===== Exercise material =====
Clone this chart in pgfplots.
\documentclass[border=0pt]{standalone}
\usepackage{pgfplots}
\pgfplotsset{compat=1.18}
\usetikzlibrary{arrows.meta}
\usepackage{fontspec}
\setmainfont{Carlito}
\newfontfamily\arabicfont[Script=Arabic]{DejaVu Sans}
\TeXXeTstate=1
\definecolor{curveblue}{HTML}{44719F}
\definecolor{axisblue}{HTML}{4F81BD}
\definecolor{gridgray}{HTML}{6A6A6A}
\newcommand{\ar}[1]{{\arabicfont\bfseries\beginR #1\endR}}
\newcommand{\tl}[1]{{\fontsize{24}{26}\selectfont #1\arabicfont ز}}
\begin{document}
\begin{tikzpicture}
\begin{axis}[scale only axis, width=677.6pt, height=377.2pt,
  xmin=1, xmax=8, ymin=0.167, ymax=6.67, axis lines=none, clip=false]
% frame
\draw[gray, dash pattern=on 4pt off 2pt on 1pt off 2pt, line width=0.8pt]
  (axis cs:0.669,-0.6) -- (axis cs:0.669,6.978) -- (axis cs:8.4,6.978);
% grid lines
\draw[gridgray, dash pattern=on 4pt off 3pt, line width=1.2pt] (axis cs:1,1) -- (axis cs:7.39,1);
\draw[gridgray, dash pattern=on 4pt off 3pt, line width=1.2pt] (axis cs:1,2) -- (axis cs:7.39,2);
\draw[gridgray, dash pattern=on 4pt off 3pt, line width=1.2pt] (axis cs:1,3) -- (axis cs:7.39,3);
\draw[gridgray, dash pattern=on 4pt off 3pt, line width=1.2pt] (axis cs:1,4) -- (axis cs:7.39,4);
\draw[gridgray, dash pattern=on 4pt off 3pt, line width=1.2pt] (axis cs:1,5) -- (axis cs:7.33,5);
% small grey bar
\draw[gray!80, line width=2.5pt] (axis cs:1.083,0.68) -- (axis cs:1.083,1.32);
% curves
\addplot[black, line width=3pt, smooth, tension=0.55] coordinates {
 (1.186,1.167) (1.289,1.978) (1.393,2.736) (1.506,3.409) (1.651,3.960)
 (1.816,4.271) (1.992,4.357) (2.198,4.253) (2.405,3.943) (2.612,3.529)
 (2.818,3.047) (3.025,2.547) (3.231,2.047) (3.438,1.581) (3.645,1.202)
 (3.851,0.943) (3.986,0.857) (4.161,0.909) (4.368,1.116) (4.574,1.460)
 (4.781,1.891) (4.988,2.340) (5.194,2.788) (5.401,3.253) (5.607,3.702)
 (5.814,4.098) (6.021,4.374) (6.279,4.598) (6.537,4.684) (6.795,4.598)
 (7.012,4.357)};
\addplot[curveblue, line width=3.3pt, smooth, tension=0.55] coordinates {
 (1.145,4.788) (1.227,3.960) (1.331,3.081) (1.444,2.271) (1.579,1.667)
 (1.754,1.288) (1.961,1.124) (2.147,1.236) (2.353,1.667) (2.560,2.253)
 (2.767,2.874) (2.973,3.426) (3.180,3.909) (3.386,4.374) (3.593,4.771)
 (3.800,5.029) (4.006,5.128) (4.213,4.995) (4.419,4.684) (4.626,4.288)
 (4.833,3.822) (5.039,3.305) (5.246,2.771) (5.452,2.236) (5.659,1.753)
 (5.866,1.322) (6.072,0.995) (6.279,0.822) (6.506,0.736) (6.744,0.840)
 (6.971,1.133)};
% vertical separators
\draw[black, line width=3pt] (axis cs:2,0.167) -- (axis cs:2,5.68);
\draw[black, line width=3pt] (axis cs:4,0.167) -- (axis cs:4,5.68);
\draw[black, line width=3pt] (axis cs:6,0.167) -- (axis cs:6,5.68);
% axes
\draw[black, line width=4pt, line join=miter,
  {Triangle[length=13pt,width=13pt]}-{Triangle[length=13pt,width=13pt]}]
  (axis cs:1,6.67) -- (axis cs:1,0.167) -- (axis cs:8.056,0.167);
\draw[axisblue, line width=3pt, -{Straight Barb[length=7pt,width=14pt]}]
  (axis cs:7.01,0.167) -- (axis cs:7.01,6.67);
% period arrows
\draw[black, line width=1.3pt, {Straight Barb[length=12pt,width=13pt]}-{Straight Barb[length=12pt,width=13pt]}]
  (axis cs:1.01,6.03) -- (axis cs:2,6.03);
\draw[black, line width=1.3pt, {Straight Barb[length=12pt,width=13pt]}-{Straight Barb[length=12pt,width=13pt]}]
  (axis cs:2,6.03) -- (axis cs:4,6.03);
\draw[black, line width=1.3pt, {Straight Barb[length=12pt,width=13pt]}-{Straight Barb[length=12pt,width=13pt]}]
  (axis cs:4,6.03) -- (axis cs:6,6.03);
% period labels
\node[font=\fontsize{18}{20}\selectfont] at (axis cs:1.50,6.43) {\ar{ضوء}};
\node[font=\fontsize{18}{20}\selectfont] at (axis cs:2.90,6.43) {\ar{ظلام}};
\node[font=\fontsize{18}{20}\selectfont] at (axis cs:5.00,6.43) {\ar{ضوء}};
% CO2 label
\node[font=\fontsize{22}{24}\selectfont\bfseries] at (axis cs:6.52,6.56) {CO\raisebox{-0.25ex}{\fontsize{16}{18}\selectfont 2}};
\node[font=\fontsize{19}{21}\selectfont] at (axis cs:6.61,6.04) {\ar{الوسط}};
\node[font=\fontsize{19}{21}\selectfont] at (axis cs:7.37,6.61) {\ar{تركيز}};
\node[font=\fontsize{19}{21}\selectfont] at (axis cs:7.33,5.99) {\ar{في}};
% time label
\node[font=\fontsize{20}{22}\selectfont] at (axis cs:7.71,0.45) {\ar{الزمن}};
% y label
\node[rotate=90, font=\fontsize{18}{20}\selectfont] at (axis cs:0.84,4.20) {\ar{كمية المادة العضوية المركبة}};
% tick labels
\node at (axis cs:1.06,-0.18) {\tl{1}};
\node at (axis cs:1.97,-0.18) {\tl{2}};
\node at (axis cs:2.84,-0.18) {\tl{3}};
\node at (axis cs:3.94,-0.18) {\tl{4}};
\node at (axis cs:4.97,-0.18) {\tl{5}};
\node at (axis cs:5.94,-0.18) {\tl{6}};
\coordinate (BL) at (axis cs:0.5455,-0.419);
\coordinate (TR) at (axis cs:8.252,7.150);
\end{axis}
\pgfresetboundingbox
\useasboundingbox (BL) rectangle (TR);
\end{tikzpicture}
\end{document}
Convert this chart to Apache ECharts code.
=====
- _Stated exercise_
Write every entry out again exactly.

- _Reply_
Clone this chart in pgfplots.
\documentclass[border=0pt]{standalone}
\usepackage{pgfplots}
\pgfplotsset{compat=1.18}
\usetikzlibrary{arrows.meta}
\usepackage{fontspec}
\setmainfont{Carlito}
\newfontfamily\arabicfont[Script=Arabic]{DejaVu Sans}
\TeXXeTstate=1
\definecolor{curveblue}{HTML}{44719F}
\definecolor{axisblue}{HTML}{4F81BD}
\definecolor{gridgray}{HTML}{6A6A6A}
\newcommand{\ar}[1]{{\arabicfont\bfseries\beginR #1\endR}}
\newcommand{\tl}[1]{{\fontsize{24}{26}\selectfont #1\arabicfont ز}}
\begin{document}
\begin{tikzpicture}
\begin{axis}[scale only axis, width=677.6pt, height=377.2pt,
  xmin=1, xmax=8, ymin=0.167, ymax=6.67, axis lines=none, clip=false]
% frame
\draw[gray, dash pattern=on 4pt off 2pt on 1pt off 2pt, line width=0.8pt]
  (axis cs:0.669,-0.6) -- (axis cs:0.669,6.978) -- (axis cs:8.4,6.978);
% grid lines
\draw[gridgray, dash pattern=on 4pt off 3pt, line width=1.2pt] (axis cs:1,1) -- (axis cs:7.39,1);
\draw[gridgray, dash pattern=on 4pt off 3pt, line width=1.2pt] (axis cs:1,2) -- (axis cs:7.39,2);
\draw[gridgray, dash pattern=on 4pt off 3pt, line width=1.2pt] (axis cs:1,3) -- (axis cs:7.39,3);
\draw[gridgray, dash pattern=on 4pt off 3pt, line width=1.2pt] (axis cs:1,4) -- (axis cs:7.39,4);
\draw[gridgray, dash pattern=on 4pt off 3pt, line width=1.2pt] (axis cs:1,5) -- (axis cs:7.33,5);
% small grey bar
\draw[gray!80, line width=2.5pt] (axis cs:1.083,0.68) -- (axis cs:1.083,1.32);
% curves
\addplot[black, line width=3pt, smooth, tension=0.55] coordinates {
 (1.186,1.167) (1.289,1.978) (1.393,2.736) (1.506,3.409) (1.651,3.960)
 (1.816,4.271) (1.992,4.357) (2.198,4.253) (2.405,3.943) (2.612,3.529)
 (2.818,3.047) (3.025,2.547) (3.231,2.047) (3.438,1.581) (3.645,1.202)
 (3.851,0.943) (3.986,0.857) (4.161,0.909) (4.368,1.116) (4.574,1.460)
 (4.781,1.891) (4.988,2.340) (5.194,2.788) (5.401,3.253) (5.607,3.702)
 (5.814,4.098) (6.021,4.374) (6.279,4.598) (6.537,4.684) (6.795,4.598)
 (7.012,4.357)};
\addplot[curveblue, line width=3.3pt, smooth, tension=0.55] coordinates {
 (1.145,4.788) (1.227,3.960) (1.331,3.081) (1.444,2.271) (1.579,1.667)
 (1.754,1.288) (1.961,1.124) (2.147,1.236) (2.353,1.667) (2.560,2.253)
 (2.767,2.874) (2.973,3.426) (3.180,3.909) (3.386,4.374) (3.593,4.771)
 (3.800,5.029) (4.006,5.128) (4.213,4.995) (4.419,4.684) (4.626,4.288)
 (4.833,3.822) (5.039,3.305) (5.246,2.771) (5.452,2.236) (5.659,1.753)
 (5.866,1.322) (6.072,0.995) (6.279,0.822) (6.506,0.736) (6.744,0.840)
 (6.971,1.133)};
% vertical separators
\draw[black, line width=3pt] (axis cs:2,0.167) -- (axis cs:2,5.68);
\draw[black, line width=3pt] (axis cs:4,0.167) -- (axis cs:4,5.68);
\draw[black, line width=3pt] (axis cs:6,0.167) -- (axis cs:6,5.68);
% axes
\draw[black, line width=4pt, line join=miter,
  {Triangle[length=13pt,width=13pt]}-{Triangle[length=13pt,width=13pt]}]
  (axis cs:1,6.67) -- (axis cs:1,0.167) -- (axis cs:8.056,0.167);
\draw[axisblue, line width=3pt, -{Straight Barb[length=7pt,width=14pt]}]
  (axis cs:7.01,0.167) -- (axis cs:7.01,6.67);
% period arrows
\draw[black, line width=1.3pt, {Straight Barb[length=12pt,width=13pt]}-{Straight Barb[length=12pt,width=13pt]}]
  (axis cs:1.01,6.03) -- (axis cs:2,6.03);
\draw[black, line width=1.3pt, {Straight Barb[length=12pt,width=13pt]}-{Straight Barb[length=12pt,width=13pt]}]
  (axis cs:2,6.03) -- (axis cs:4,6.03);
\draw[black, line width=1.3pt, {Straight Barb[length=12pt,width=13pt]}-{Straight Barb[length=12pt,width=13pt]}]
  (axis cs:4,6.03) -- (axis cs:6,6.03);
% period labels
\node[font=\fontsize{18}{20}\selectfont] at (axis cs:1.50,6.43) {\ar{ضوء}};
\node[font=\fontsize{18}{20}\selectfont] at (axis cs:2.90,6.43) {\ar{ظلام}};
\node[font=\fontsize{18}{20}\selectfont] at (axis cs:5.00,6.43) {\ar{ضوء}};
% CO2 label
\node[font=\fontsize{22}{24}\selectfont\bfseries] at (axis cs:6.52,6.56) {CO\raisebox{-0.25ex}{\fontsize{16}{18}\selectfont 2}};
\node[font=\fontsize{19}{21}\selectfont] at (axis cs:6.61,6.04) {\ar{الوسط}};
\node[font=\fontsize{19}{21}\selectfont] at (axis cs:7.37,6.61) {\ar{تركيز}};
\node[font=\fontsize{19}{21}\selectfont] at (axis cs:7.33,5.99) {\ar{في}};
% time label
\node[font=\fontsize{20}{22}\selectfont] at (axis cs:7.71,0.45) {\ar{الزمن}};
% y label
\node[rotate=90, font=\fontsize{18}{20}\selectfont] at (axis cs:0.84,4.20) {\ar{كمية المادة العضوية المركبة}};
% tick labels
\node at (axis cs:1.06,-0.18) {\tl{1}};
\node at (axis cs:1.97,-0.18) {\tl{2}};
\node at (axis cs:2.84,-0.18) {\tl{3}};
\node at (axis cs:3.94,-0.18) {\tl{4}};
\node at (axis cs:4.97,-0.18) {\tl{5}};
\node at (axis cs:5.94,-0.18) {\tl{6}};
\coordinate (BL) at (axis cs:0.5455,-0.419);
\coordinate (TR) at (axis cs:8.252,7.150);
\end{axis}
\pgfresetboundingbox
\useasboundingbox (BL) rectangle (TR);
\end{tikzpicture}
\end{document}
Convert this chart to Apache ECharts code.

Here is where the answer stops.